Hughes, a freshman, stood in the left corner and took the pass. He had been a 26.5% three-point shooter during the regular season. He initially did not return from winter break and considered transferring as his high school teammate, Willie Jackson, did. Playing time has been sparse for Hughes since then. In conference play, he averaged just 14.5 minutes. He made 18 three-pointers in 17 games. Hughes rose up from the left baseline. The ball splashed through the net with 1.8 seconds to play.

"It was a big rebound by Kev," Hughes said. "I just had confidence in me. I know that my team had confidence in me to make that shot. We was in that predicament in our last game at Ole Miss. Same predicament. I told Kevin after I hit it I couldn't disappoint him two times in a row."

Hughes did not disappoint. But the heroics for Hughes and the other the Tigers wearing the gold uniforms were not done for the night.


Puryear is mobbed by teammates after his buzzer-beating game winner.
Puryear is mobbed by teammates after his buzzer-beating game winner. (USA Today Sports Images)

Missouri trailed 83-80 with 1:36 to go, but Dunans missed a free throw that would have given Auburn a two-possession lead. Fifteen seconds later, Hughes made another three, this one tying the game at 83.

Mizzou survived two Auburn misses on a possession that took 52 seconds off the clock. Anderson called a timeout to draw up a play for the final shot.

"We drew up a play actually to rope KP down to the post and have Cullen pop up," he said. "Obviously it didn't work which most of them don't. Mostly players that get things done."

It was up to Puryear to get it done. After a less than fluid possession, he had the ball at the top of the key. Already with a career-high 27 points, Puryear let fly his ninth three-point shot of the night. For the fifth time, it found the bottom of the net, this time as the buzzer sounded. A brief unnecessary trip to the monitor by the officials confirmed what everyone already knew: Missouri 86, Auburn 83.

The Tigers had lived to fight another day.

"Just to help get the win for the team, but more so get the win for Coach A," Hughes said. "He's a great man. He did so much for me this season alone. Just so much that I can't even explain. He's just very, he's really special."

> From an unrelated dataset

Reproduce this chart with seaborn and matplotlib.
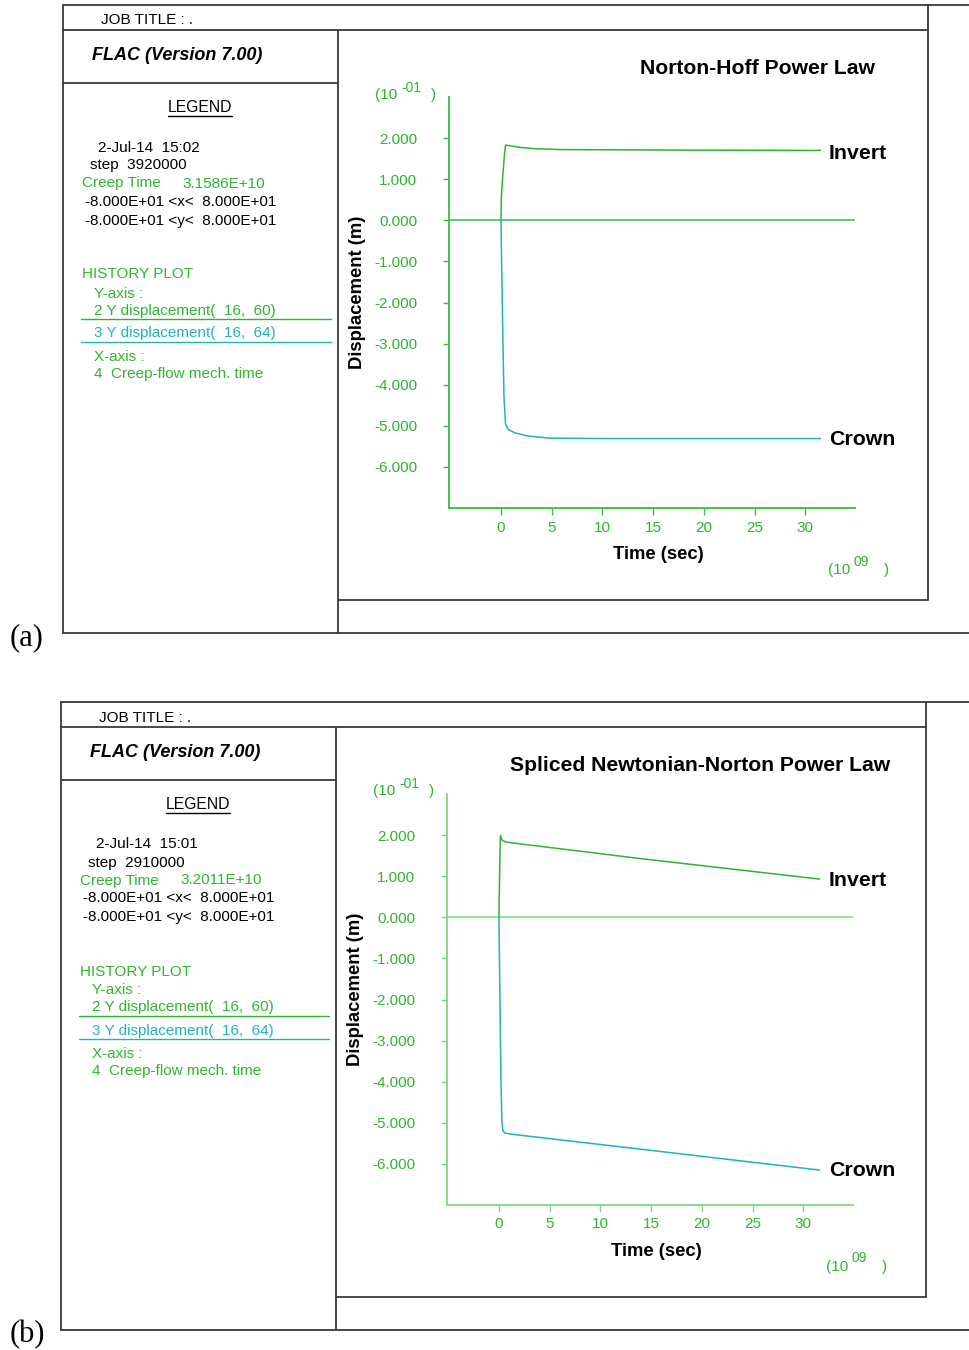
import numpy as np
import pandas as pd
import matplotlib
matplotlib.use("Agg")
import matplotlib.pyplot as plt
from matplotlib.lines import Line2D
import seaborn as sns

# ---------------- data (time in 1e9 s, displacement in 1e-1 m) ----------------
a_invert_t = [0, 0.05, 0.15, 0.25, 0.35, 0.45, 1.0, 2.0, 3.5, 6.0, 16, 31.5]
a_invert_v = [0, 0.6, 1.0, 1.3, 1.6, 1.83, 1.81, 1.77, 1.74, 1.72, 1.71, 1.70]
a_crown_t = [0, 0.1, 0.2, 0.3, 0.45, 0.7, 1.0, 1.5, 2.5, 3.5, 4.8, 10, 31.5]
a_crown_v = [0, -1.5, -3.0, -4.3, -4.95, -5.08, -5.13, -5.18, -5.24, -5.27, -5.30, -5.31, -5.31]

b_invert_t = [0, 0.05, 0.1, 0.15, 0.3, 0.6, 1.0, 13.9, 31.6]
b_invert_v = [0, 0.8, 1.5, 1.99, 1.88, 1.84, 1.82, 1.43, 0.93]
b_crown_t = [0, 0.1, 0.2, 0.3, 0.4, 0.6, 1.0, 13.9, 31.6]
b_crown_v = [0, -2.0, -4.0, -5.0, -5.2, -5.25, -5.27, -5.64, -6.15]

y_ticks = [-6, -5, -4, -3, -2, -1, 0, 1, 2]
x_ticks = [0, 5, 10, 15, 20, 25, 30]

titles = ["Norton-Hoff Power Law", "Spliced Newtonian-Norton Power Law"]
title_cx = [757, 702]
dates = ["2-Jul-14  15:02", "2-Jul-14  15:01"]
steps = ["step  3920000", "step  2910000"]
creep = ["3.1586E+10", "3.2011E+10"]
panel_labels = ["(a)", "(b)"]

# ---------------- style ----------------
sns.set_style("white")
plt.rcParams["font.family"] = ["Liberation Sans", "DejaVu Sans"]

W, H = 969, 1350
fig = plt.figure(figsize=(W / 100, H / 100), dpi=100)

GREEN = "#2fb52f"
CYAN = "#1fb3bd"
FRAME = "#3a3a3a"
FS = 11


def fx(x):
    return x / W


def fy(y):
    return 1 - y / H


def hline(y, x0, x1, color=FRAME, lw=1.3):
    fig.add_artist(Line2D([fx(x0), fx(x1)], [fy(y), fy(y)], color=color, lw=lw,
                          transform=fig.transFigure))


def vline(x, y0, y1, color=FRAME, lw=1.3):
    fig.add_artist(Line2D([fx(x), fx(x)], [fy(y0), fy(y1)], color=color, lw=lw,
                          transform=fig.transFigure))


def txt(x, y, s, size=FS, color="black", ha="left", va="center", **kw):
    fig.text(fx(x), fy(y + 1.5), s, fontsize=size, color=color, ha=ha, va=va, **kw)


def panel(i, dx, dy, inv_t, inv_v, cr_t, cr_v, axis_green):
    # frames
    L, R = 63 + dx, 928 + dx
    hline(5 + dy, L, 969)
    vline(L, 5 + dy, 633 + dy)
    hline(30 + dy, L, R)
    vline(R, 5 + dy, 600 + dy)
    vline(338 + dx, 30 + dy, 633 + dy)
    hline(83 + dy, L, 338 + dx)
    hline(600 + dy, 338 + dx, R)
    hline(633 + dy, L, 969)

    # left legend text
    txt(101 + dx, 19 + dy, "JOB TITLE : .", FS)
    txt(92 + dx, 54 + dy, "FLAC (Version 7.00)", 13, fontweight="bold", fontstyle="italic")
    txt(200 + dx, 106 + dy, "LEGEND", 11.3, ha="center")
    hline(116 + dy, 168 + dx, 232 + dx, color="black", lw=1.0)
    txt(98 + dx, 146 + dy, dates[i], FS)
    txt(90 + dx, 164 + dy, steps[i], FS)
    txt(82 + dx, 182 + dy, "Creep Time", FS, color=GREEN)
    txt(182 + dx, 182 + dy, creep[i], FS, color=GREEN)
    txt(85 + dx, 200 + dy, "-8.000E+01 <x<  8.000E+01", FS)
    txt(85 + dx, 219 + dy, "-8.000E+01 <y<  8.000E+01", FS)
    txt(82 + dx, 273 + dy, "HISTORY PLOT", FS, color=GREEN)
    txt(94 + dx, 292 + dy, "Y-axis :", FS, color=GREEN)
    txt(94 + dx, 309 + dy, "2 Y displacement(  16,  60)", FS, color=GREEN)
    hline(319 + dy, 81 + dx, 331 + dx, color=GREEN, lw=1.0)
    txt(94 + dx, 332 + dy, "3 Y displacement(  16,  64)", FS, color=CYAN)
    hline(342 + dy, 81 + dx, 331 + dx, color=CYAN, lw=1.0)
    txt(94 + dx, 355 + dy, "X-axis :", FS, color=GREEN)
    txt(94 + dx, 373 + dy, "4  Creep-flow mech. time", FS, color=GREEN)

    # axes
    ax_l, ax_r, ax_t, ax_b = 449 + dx, 855 + dx, 97 + dy, 508 + dy
    ax = fig.add_axes([fx(ax_l), fy(ax_b), fx(ax_r - ax_l), (ax_b - ax_t) / H])
    ax.set_facecolor("none")
    df_inv = pd.DataFrame({"t": inv_t, "v": inv_v})
    df_cr = pd.DataFrame({"t": cr_t, "v": cr_v})
    ax.axhline(0, color=axis_green, lw=1.1, zorder=1)
    sns.lineplot(data=df_inv, x="t", y="v", ax=ax, color=GREEN, lw=1.1,
                 estimator=None, sort=False, zorder=3)
    sns.lineplot(data=df_cr, x="t", y="v", ax=ax, color=CYAN, lw=1.1,
                 estimator=None, sort=False, zorder=3)
    ax.set_xlim(-5.12, 34.9)
    ax.set_ylim(-7.0, 3.0)
    ax.set_xticks(x_ticks)
    ax.set_yticks(y_ticks)
    ax.set_yticklabels([f"{v:.3f}" for v in y_ticks])
    ax.set_xticklabels([str(v) for v in x_ticks])
    ax.set_xlabel("")
    ax.set_ylabel("")
    for s in ["top", "right"]:
        ax.spines[s].set_visible(False)
    for s in ["left", "bottom"]:
        ax.spines[s].set_color(axis_green)
        ax.spines[s].set_linewidth(1.3)
    ax.tick_params(axis="y", direction="out", length=4, width=1, color=axis_green,
                   labelcolor=GREEN, labelsize=11, pad=19, left=True)
    ax.tick_params(axis="x", direction="out", length=5, width=1, color=axis_green,
                   labelcolor=GREEN, labelsize=11, pad=4, bottom=True)
    ax.grid(False)

    # labels in the plot area
    txt(title_cx[i] + dx, 67 + dy, titles[i], 15.2, ha="center", fontweight="bold")
    txt(358 + dx, 291 + dy, "Displacement (m)", 13.3, ha="center", rotation=90,
        fontweight="bold")
    txt(658 + dx, 553 + dy, "Time (sec)", 13.3, ha="center", fontweight="bold")
    txt(375 + dx, 93 + dy, "(10", FS, color=GREEN)
    txt(401 + dx, 86 + dy, "-01", 10, color=GREEN)
    txt(431 + dx, 93 + dy, ")", FS, color=GREEN)
    txt(828 + dx, 568 + dy, "(10", FS, color=GREEN)
    txt(854 + dx, 560 + dy, "09", 10, color=GREEN)
    txt(884 + dx, 568 + dy, ")", FS, color=GREEN)

    txt(27, 636 + dy, panel_labels[i], 22, ha="center",
        family=["Liberation Serif", "DejaVu Serif"])
    return ax


panel(0, 0, 0, a_invert_t, a_invert_v, a_crown_t, a_crown_v, "#3cbb3c")
txt(829, 152, "Invert", 15.3, fontweight="bold")
txt(829, 438, "Crown", 15.3, fontweight="bold")

panel(1, -2, 697, b_invert_t, b_invert_v, b_crown_t, b_crown_v, "#7fd87f")
txt(829, 879, "Invert", 15.3, fontweight="bold")
txt(829, 1169, "Crown", 15.3, fontweight="bold")

fig.savefig("out.png", dpi=100)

There was no "win one for me" speech from Anderson during the days leading up to the tournament.

"We obviously talked about it last week when I told them, but other than that, we really haven't," Anderson said. "It was pretty much business as usual."

"We already knew," Hughes said. "Once we found out the news, there wasn't any discussion about it. It was like, we gotta get this one."

"It was just kind of something that we're gonna go out on a good foot and give him one more. We tried to do that," Geist said. "It's amazing to get one more game here in Nashville."

Missouri will, at least, get that. The Tigers (8-23) now play sixth-seeded Ole Miss at approximately 8:30 on Thursday night. From there, who knows? Anderson joked on a radio show earlier this week that all he had to do was go win 11 more games--five here in Nashville and then six in the NCAA Tournament.

"Anybody knows," Puryear said, "Anything can happen in March."

What comes of this will not change the future. Every time he takes the floor, Kim Anderson knows he could be doing so for the final time as the head coach at his alma mater. But Wednesday was not destined to be that night.

"I was just happy that these guys could win a game like this," Anderson said. "I've been really lucky this year. Obviously I've been unlucky at the end, but I was lucky to coach a group like this.

"Happy to be playing another day. Happy to have another day to be the coach at Mizzou."